Non-profit asks city council for direction on use of Crosby Commons Park
During Tuesday’s (July 2, 2019) regular meeting of the City Council, Crosby Commons Park was again brought up by citizens of Picayune with concerns over pricing and availability when reserving the park for events.
Donnie Pascal, owner of Diamond Productions, along with Rashell Dawsey of RAD Media were representing their newly formed 501 (c) (3) non-profit organization Sundown in the City, Inc. They asked to speak with the council about difficulties their non-profit has faced when attempting to set up additional movie nights they wanted to hold free of charge in the Crosby Commons Park.

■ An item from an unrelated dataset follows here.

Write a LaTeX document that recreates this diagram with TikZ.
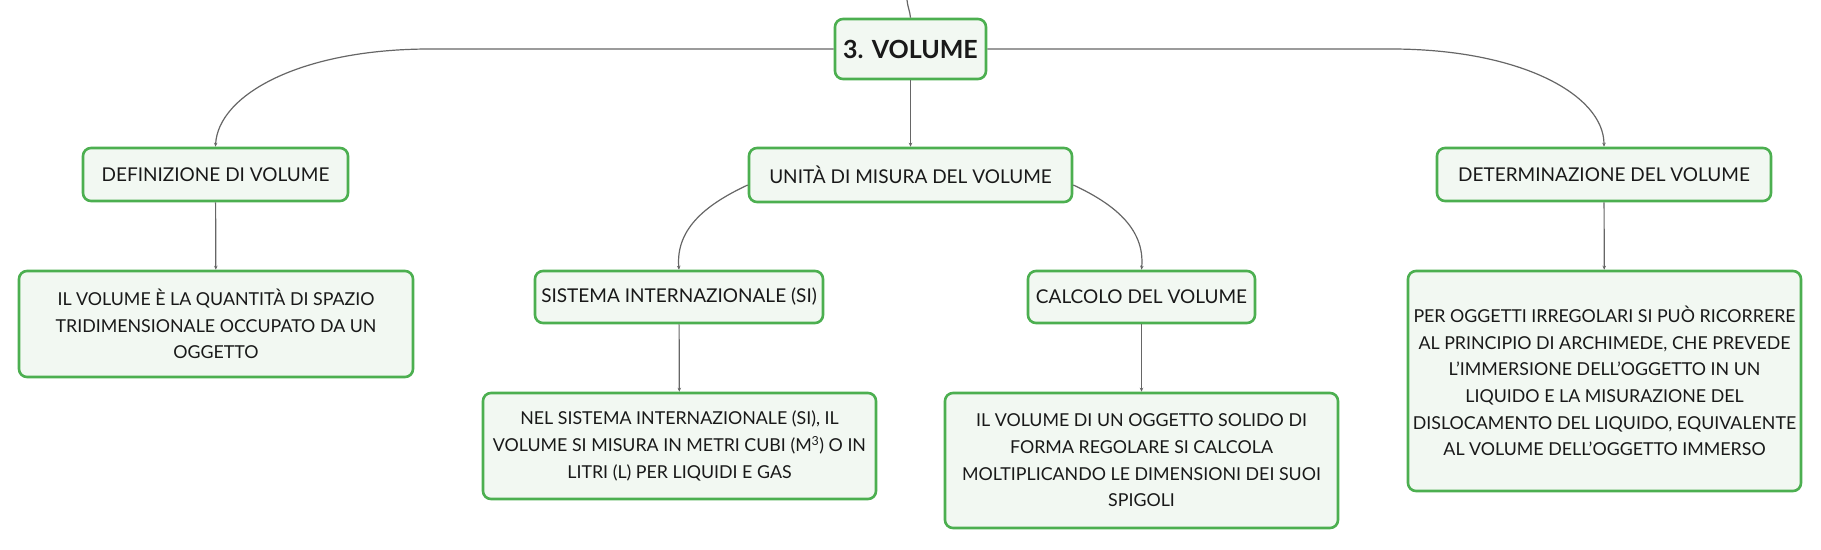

Pascal said that their efforts are targeted on donating their services in an effort to promote more activities for the residents of the area. In describing previous engagements with the city, he said that he has been told the city will hire Sundown in the City to provide the services and at other times that it will not and can use the park as before. Pascal pointed out that two events have been provided, a movie and a Saints game (in conjunction with the Chamber of Commerce), and everyone appeared to have a good time.
Pascal said they had planned to do a summer series of three movies in the Commons this year, but after going back and forth with the city, the city basically told them they only wanted to do something in November and December. Pascal said he and Dawsey are just trying to figure how to navigate the process in order to provide services. Pascal is perplexed on why things have changed.
“It’s always a challenge. Am I going through the right channels or is there something else I should be doing, because I am concerned, not only as a taxpayer, but also as a business owner in the community. It seems like we get a lot of 'no’s' around here. We just want to know what we should do otherwise?“ Pascal stated.
Dawsey added, “We’ve seen other communities do it (hold events like this) to create great experiences. Research shows that the more events like this you do, the more attractive you are as a city and community to people and businesses to come here because it shows people have more to do. It shouldn’t be so hard to do something so good for free. We are just looking for some consistency with pricing for events for non-profits.”
Pascal added, “In my business, I do events all over the United States and to get things done, it’s never this difficult anywhere else you go.”
Mayor Ed Pinero told Pascal and Dawsey that they should be dealing with City Manager Jim Luke and they responded, “Jim is who we have dealt with.”
City Manager Jim Luke responded that all he can do, when it comes to Crosby Commons, is to follow the ordinances already approved by the Council. The ordinances for use of Crosby Commons that Luke referred to were created by a committee consisting mostly city employees.
“I think the problem is we’re dealing with the ordinances that the council approved, and if they want to direct us to another look at that, I’d certainly be glad to, “ Luke shared.
All of the council members stated “yes” to Luke’s question and Councilman Wayne Gouguet chimed in.
“My position is that the more we can use Crosby Commons, that the taxpayers paid for, we should. If you are a bona fide, registered with the Secretary of State in Mississippi non-profit residing in Pearl River County, you ought to be able to put up a $500.00 deposit (damage/cleanup fee if needed) and be able to use it. Now that’s my opinion. I don’t know how the rest of you all feel.”
Gouguet added that this is if there is no liquor permit involved, the gates to the park are left open, and an event is open to the public.
Mayor Pinero and the rest of the council agreed it was time to review the ordinances as it relates to non-profits and put more concrete rules and prices in place that benefit everyone involved. After Council review, changes to the ordinances should be voted on in the very near future.